Des marques se sont également créées, afin de répondre à ce besoin d’éclat dans la culture urbaine et le meilleur exemple en date est sans conteste Off-White. La marque, dont la collaboration avec Nike a chamboulé le milieu et renconté un succès phénoménal, est un savant mélange de haute couture et de streetwear. Aux manettes, Virgil Abloh, qui jongle entre son rôle de directeur artistique pour Kanye West et sa vie de créateur, veut associer la culture urbaine et la haute couture. Il revisite pour ce faire des pièces légendaires de l’armoire du hypebeast, en retravaillant des matériaux et en jouant habilement avec les logos. Les grands noms de la mode sont éblouis par son travail et les aficionados du streetwear s’arrachent ses collections. Off-White est devenu en quatre ans seulement un pilier du streetwear et continue, avec des marques comme Vêtements ou A-COLD-WALL*, à brouiller la ligne entre luxe et streetwear.

Air Jordan 1 x Off-White issue de la collection “The Ten”.

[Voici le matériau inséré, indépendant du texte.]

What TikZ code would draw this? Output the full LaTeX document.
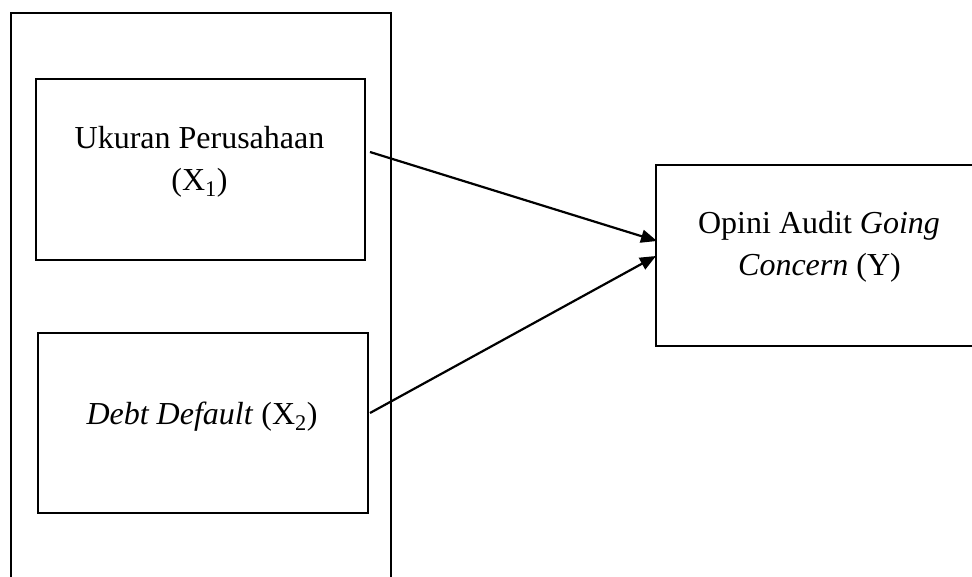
\documentclass[tikz,border=0pt]{standalone}
\usepackage{fontspec}
\setmainfont{Liberation Serif}
\usetikzlibrary{arrows.meta}
\begin{document}
\begin{tikzpicture}[x=1pt,y=-1pt,
  box/.style={draw, line width=2.2pt, inner sep=0pt, anchor=north west},
  lbl/.style={anchor=base, inner sep=0pt, font=\fontsize{32}{42}\selectfont},
  conn/.style={line width=2.2pt, -{Triangle[length=16pt,width=13pt]}}]
\useasboundingbox (0,0) rectangle (972,576);
\clip (0,0) rectangle (972,576);
\node[box, minimum width=380pt, minimum height=620pt] (outer) at (10,12) {};
\node[box, minimum width=329pt, minimum height=181pt] (x1) at (35,78) {};
\node[box, minimum width=330pt, minimum height=180pt] (x2) at (37,332) {};
\node[box, minimum width=330pt, minimum height=181pt] (y) at (655,164) {};
\node[lbl] (t1a) at (199.5,148) {Ukuran Perusahaan};
\node[lbl] (t1b) at (199.5,190) {(X\textsubscript{1})};
\node[lbl] (t2) at (202,424) {\textit{Debt Default} (X\textsubscript{2})};
\node[lbl] (t3a) at (819,233) {Opini Audit \textit{Going}};
\node[lbl] (t3b) at (819.5,275) {\textit{Concern} (Y)};
\coordinate (s1) at (370,152);
\coordinate (s2) at (370,413);
\coordinate (e1) at (657,241);
\coordinate (e2) at (656,256);
\draw[conn] (s1) -- (e1);
\draw[conn] (s2) -- (e2);
\end{tikzpicture}
\end{document}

La haute couture et la culture urbaine se côtoient depuis toujours. Autrefois en totale opposition, ces deux mondes se rejoignent aujourd’hui et réinventent chacun leur propre domaine. La nécessité pour le luxe d’attirer de nouvelles clientèles justifie en partie ce phénomène, qui de jour en jour prend une ampleur considérable. Le streetwear, de son côté, veut gagner en légitimité, notamment auprès du grand public et ces collaborations le lui permettent amplement. Finalement, les deux mondes en profitent, reste maintenant à savoir pour combien de temps encore ces échanges perdureront et s’ils seront viables sur le long terme, pour cette culture de la rue en perpétuelle évolution.